**MATERIAL PROVIDED:**
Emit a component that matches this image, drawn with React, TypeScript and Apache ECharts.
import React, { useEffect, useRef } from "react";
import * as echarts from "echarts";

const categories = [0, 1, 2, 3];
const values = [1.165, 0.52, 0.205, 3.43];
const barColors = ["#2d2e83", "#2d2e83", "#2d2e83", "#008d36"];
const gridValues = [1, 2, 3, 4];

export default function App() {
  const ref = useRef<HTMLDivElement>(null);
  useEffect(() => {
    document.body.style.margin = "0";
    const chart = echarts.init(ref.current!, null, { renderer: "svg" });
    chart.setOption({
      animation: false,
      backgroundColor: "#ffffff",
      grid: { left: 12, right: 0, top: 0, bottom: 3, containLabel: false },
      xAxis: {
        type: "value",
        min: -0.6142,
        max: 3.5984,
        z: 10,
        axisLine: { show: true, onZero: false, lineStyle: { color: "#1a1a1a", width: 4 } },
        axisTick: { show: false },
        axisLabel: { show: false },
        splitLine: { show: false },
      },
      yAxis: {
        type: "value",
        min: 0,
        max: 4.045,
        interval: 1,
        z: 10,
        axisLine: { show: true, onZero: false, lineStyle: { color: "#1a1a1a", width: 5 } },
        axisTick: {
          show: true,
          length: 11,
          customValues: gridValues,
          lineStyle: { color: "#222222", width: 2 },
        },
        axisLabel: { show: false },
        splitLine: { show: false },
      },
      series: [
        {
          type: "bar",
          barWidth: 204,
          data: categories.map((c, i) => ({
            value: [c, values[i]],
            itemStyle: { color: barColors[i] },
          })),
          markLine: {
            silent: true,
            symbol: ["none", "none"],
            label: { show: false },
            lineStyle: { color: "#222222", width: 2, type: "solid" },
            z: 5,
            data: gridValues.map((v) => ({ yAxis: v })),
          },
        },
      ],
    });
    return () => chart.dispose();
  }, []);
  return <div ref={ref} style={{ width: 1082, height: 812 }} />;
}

**WHAT THE TASK ASKS:** Print, please, the lines above from the very first through the one that holds "const gridValues = [1, 2, 3, 4];", both included, word for word and with nothing else.

**SOLUTION TO THE EXERCISE:**
Emit a component that matches this image, drawn with React, TypeScript and Apache ECharts.
import React, { useEffect, useRef } from "react";
import * as echarts from "echarts";

const categories = [0, 1, 2, 3];
const values = [1.165, 0.52, 0.205, 3.43];
const barColors = ["#2d2e83", "#2d2e83", "#2d2e83", "#008d36"];
const gridValues = [1, 2, 3, 4];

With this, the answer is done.